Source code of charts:
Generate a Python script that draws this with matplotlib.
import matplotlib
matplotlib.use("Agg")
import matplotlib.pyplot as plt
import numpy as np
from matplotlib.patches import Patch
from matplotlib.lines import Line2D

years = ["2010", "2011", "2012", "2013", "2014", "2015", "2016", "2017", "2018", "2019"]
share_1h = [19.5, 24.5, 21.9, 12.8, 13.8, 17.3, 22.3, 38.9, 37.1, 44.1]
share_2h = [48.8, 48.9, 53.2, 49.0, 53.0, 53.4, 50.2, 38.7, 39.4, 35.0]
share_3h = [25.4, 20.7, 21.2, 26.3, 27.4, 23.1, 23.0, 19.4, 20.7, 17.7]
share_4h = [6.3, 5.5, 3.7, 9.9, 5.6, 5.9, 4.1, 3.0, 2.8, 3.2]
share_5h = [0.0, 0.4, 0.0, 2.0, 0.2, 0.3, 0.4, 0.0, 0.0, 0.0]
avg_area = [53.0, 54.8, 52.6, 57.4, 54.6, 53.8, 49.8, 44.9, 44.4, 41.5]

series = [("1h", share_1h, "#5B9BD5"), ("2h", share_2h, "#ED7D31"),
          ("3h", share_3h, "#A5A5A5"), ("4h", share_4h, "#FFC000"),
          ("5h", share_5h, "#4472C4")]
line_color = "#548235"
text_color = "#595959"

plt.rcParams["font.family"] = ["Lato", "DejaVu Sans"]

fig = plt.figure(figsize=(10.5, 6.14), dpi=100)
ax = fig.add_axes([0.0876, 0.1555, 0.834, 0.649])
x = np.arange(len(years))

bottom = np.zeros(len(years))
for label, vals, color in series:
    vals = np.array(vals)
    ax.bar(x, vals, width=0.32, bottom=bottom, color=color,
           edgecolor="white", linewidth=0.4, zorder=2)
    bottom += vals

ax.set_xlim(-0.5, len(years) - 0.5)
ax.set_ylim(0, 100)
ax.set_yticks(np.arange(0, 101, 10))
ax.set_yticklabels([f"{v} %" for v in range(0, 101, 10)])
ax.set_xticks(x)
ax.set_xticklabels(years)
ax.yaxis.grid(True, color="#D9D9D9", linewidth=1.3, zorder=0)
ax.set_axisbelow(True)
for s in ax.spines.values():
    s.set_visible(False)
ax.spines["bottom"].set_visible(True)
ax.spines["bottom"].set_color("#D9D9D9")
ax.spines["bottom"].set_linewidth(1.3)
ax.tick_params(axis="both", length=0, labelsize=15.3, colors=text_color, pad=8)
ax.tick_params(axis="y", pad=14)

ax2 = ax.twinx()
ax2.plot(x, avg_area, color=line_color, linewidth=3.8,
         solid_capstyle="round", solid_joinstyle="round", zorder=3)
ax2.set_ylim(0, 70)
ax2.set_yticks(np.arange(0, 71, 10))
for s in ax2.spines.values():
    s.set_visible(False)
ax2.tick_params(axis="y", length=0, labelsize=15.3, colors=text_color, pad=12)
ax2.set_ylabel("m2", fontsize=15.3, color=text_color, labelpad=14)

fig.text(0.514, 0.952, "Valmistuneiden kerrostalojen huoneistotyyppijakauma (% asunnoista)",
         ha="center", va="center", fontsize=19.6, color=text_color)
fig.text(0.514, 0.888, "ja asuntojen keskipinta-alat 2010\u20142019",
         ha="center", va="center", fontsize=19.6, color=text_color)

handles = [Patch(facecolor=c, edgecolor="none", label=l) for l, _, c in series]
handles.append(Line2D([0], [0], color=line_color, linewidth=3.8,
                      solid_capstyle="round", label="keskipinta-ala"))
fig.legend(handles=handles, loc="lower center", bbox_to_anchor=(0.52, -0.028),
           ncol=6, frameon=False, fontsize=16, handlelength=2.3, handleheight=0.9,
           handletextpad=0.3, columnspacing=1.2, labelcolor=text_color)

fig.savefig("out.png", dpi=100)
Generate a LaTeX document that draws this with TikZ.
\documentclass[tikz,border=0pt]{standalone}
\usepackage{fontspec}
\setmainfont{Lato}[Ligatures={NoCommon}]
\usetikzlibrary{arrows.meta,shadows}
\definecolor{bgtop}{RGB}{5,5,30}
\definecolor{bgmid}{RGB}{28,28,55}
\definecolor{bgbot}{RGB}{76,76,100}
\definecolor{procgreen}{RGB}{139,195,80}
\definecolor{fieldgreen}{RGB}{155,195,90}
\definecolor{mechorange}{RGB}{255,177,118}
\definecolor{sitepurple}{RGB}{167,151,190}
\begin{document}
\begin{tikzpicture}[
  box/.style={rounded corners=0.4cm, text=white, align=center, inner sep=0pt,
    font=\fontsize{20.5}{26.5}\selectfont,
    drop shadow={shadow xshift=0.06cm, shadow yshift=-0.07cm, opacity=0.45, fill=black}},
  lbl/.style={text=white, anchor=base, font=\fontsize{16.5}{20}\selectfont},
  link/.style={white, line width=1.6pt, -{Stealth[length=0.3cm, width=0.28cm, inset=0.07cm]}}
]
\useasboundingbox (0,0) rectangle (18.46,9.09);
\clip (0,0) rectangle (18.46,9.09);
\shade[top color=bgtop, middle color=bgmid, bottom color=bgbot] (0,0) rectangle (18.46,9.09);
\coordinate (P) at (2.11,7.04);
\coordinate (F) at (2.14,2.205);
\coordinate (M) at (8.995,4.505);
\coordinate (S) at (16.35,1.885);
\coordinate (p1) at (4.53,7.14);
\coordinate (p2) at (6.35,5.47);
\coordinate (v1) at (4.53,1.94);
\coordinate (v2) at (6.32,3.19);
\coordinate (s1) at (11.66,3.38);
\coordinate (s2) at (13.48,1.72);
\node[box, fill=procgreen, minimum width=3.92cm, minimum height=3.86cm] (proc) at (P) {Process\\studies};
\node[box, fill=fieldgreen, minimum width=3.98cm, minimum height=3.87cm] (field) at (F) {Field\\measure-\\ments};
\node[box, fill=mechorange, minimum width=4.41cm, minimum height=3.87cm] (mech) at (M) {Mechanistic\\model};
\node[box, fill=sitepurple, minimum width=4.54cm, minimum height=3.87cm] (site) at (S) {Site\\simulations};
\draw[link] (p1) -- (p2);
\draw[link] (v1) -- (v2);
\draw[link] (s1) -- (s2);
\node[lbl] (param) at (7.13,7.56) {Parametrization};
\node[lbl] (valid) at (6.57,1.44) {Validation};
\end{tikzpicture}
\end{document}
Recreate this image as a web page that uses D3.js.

-- TO DO --
Extract each line from the listing above, please, and repeat it exactly.

-- ANSWER TO THE TASK --
Generate a Python script that draws this with matplotlib.
import matplotlib
matplotlib.use("Agg")
import matplotlib.pyplot as plt
import numpy as np
from matplotlib.patches import Patch
from matplotlib.lines import Line2D

years = ["2010", "2011", "2012", "2013", "2014", "2015", "2016", "2017", "2018", "2019"]
share_1h = [19.5, 24.5, 21.9, 12.8, 13.8, 17.3, 22.3, 38.9, 37.1, 44.1]
share_2h = [48.8, 48.9, 53.2, 49.0, 53.0, 53.4, 50.2, 38.7, 39.4, 35.0]
share_3h = [25.4, 20.7, 21.2, 26.3, 27.4, 23.1, 23.0, 19.4, 20.7, 17.7]
share_4h = [6.3, 5.5, 3.7, 9.9, 5.6, 5.9, 4.1, 3.0, 2.8, 3.2]
share_5h = [0.0, 0.4, 0.0, 2.0, 0.2, 0.3, 0.4, 0.0, 0.0, 0.0]
avg_area = [53.0, 54.8, 52.6, 57.4, 54.6, 53.8, 49.8, 44.9, 44.4, 41.5]

series = [("1h", share_1h, "#5B9BD5"), ("2h", share_2h, "#ED7D31"),
          ("3h", share_3h, "#A5A5A5"), ("4h", share_4h, "#FFC000"),
          ("5h", share_5h, "#4472C4")]
line_color = "#548235"
text_color = "#595959"

plt.rcParams["font.family"] = ["Lato", "DejaVu Sans"]

fig = plt.figure(figsize=(10.5, 6.14), dpi=100)
ax = fig.add_axes([0.0876, 0.1555, 0.834, 0.649])
x = np.arange(len(years))

bottom = np.zeros(len(years))
for label, vals, color in series:
    vals = np.array(vals)
    ax.bar(x, vals, width=0.32, bottom=bottom, color=color,
           edgecolor="white", linewidth=0.4, zorder=2)
    bottom += vals

ax.set_xlim(-0.5, len(years) - 0.5)
ax.set_ylim(0, 100)
ax.set_yticks(np.arange(0, 101, 10))
ax.set_yticklabels([f"{v} %" for v in range(0, 101, 10)])
ax.set_xticks(x)
ax.set_xticklabels(years)
ax.yaxis.grid(True, color="#D9D9D9", linewidth=1.3, zorder=0)
ax.set_axisbelow(True)
for s in ax.spines.values():
    s.set_visible(False)
ax.spines["bottom"].set_visible(True)
ax.spines["bottom"].set_color("#D9D9D9")
ax.spines["bottom"].set_linewidth(1.3)
ax.tick_params(axis="both", length=0, labelsize=15.3, colors=text_color, pad=8)
ax.tick_params(axis="y", pad=14)

ax2 = ax.twinx()
ax2.plot(x, avg_area, color=line_color, linewidth=3.8,
         solid_capstyle="round", solid_joinstyle="round", zorder=3)
ax2.set_ylim(0, 70)
ax2.set_yticks(np.arange(0, 71, 10))
for s in ax2.spines.values():
    s.set_visible(False)
ax2.tick_params(axis="y", length=0, labelsize=15.3, colors=text_color, pad=12)
ax2.set_ylabel("m2", fontsize=15.3, color=text_color, labelpad=14)

fig.text(0.514, 0.952, "Valmistuneiden kerrostalojen huoneistotyyppijakauma (% asunnoista)",
         ha="center", va="center", fontsize=19.6, color=text_color)
fig.text(0.514, 0.888, "ja asuntojen keskipinta-alat 2010\u20142019",
         ha="center", va="center", fontsize=19.6, color=text_color)

handles = [Patch(facecolor=c, edgecolor="none", label=l) for l, _, c in series]
handles.append(Line2D([0], [0], color=line_color, linewidth=3.8,
                      solid_capstyle="round", label="keskipinta-ala"))
fig.legend(handles=handles, loc="lower center", bbox_to_anchor=(0.52, -0.028),
           ncol=6, frameon=False, fontsize=16, handlelength=2.3, handleheight=0.9,
           handletextpad=0.3, columnspacing=1.2, labelcolor=text_color)

fig.savefig("out.png", dpi=100)
Generate a LaTeX document that draws this with TikZ.
\documentclass[tikz,border=0pt]{standalone}
\usepackage{fontspec}
\setmainfont{Lato}[Ligatures={NoCommon}]
\usetikzlibrary{arrows.meta,shadows}
\definecolor{bgtop}{RGB}{5,5,30}
\definecolor{bgmid}{RGB}{28,28,55}
\definecolor{bgbot}{RGB}{76,76,100}
\definecolor{procgreen}{RGB}{139,195,80}
\definecolor{fieldgreen}{RGB}{155,195,90}
\definecolor{mechorange}{RGB}{255,177,118}
\definecolor{sitepurple}{RGB}{167,151,190}
\begin{document}
\begin{tikzpicture}[
  box/.style={rounded corners=0.4cm, text=white, align=center, inner sep=0pt,
    font=\fontsize{20.5}{26.5}\selectfont,
    drop shadow={shadow xshift=0.06cm, shadow yshift=-0.07cm, opacity=0.45, fill=black}},
  lbl/.style={text=white, anchor=base, font=\fontsize{16.5}{20}\selectfont},
  link/.style={white, line width=1.6pt, -{Stealth[length=0.3cm, width=0.28cm, inset=0.07cm]}}
]
\useasboundingbox (0,0) rectangle (18.46,9.09);
\clip (0,0) rectangle (18.46,9.09);
\shade[top color=bgtop, middle color=bgmid, bottom color=bgbot] (0,0) rectangle (18.46,9.09);
\coordinate (P) at (2.11,7.04);
\coordinate (F) at (2.14,2.205);
\coordinate (M) at (8.995,4.505);
\coordinate (S) at (16.35,1.885);
\coordinate (p1) at (4.53,7.14);
\coordinate (p2) at (6.35,5.47);
\coordinate (v1) at (4.53,1.94);
\coordinate (v2) at (6.32,3.19);
\coordinate (s1) at (11.66,3.38);
\coordinate (s2) at (13.48,1.72);
\node[box, fill=procgreen, minimum width=3.92cm, minimum height=3.86cm] (proc) at (P) {Process\\studies};
\node[box, fill=fieldgreen, minimum width=3.98cm, minimum height=3.87cm] (field) at (F) {Field\\measure-\\ments};
\node[box, fill=mechorange, minimum width=4.41cm, minimum height=3.87cm] (mech) at (M) {Mechanistic\\model};
\node[box, fill=sitepurple, minimum width=4.54cm, minimum height=3.87cm] (site) at (S) {Site\\simulations};
\draw[link] (p1) -- (p2);
\draw[link] (v1) -- (v2);
\draw[link] (s1) -- (s2);
\node[lbl] (param) at (7.13,7.56) {Parametrization};
\node[lbl] (valid) at (6.57,1.44) {Validation};
\end{tikzpicture}
\end{document}
Recreate this image as a web page that uses D3.js.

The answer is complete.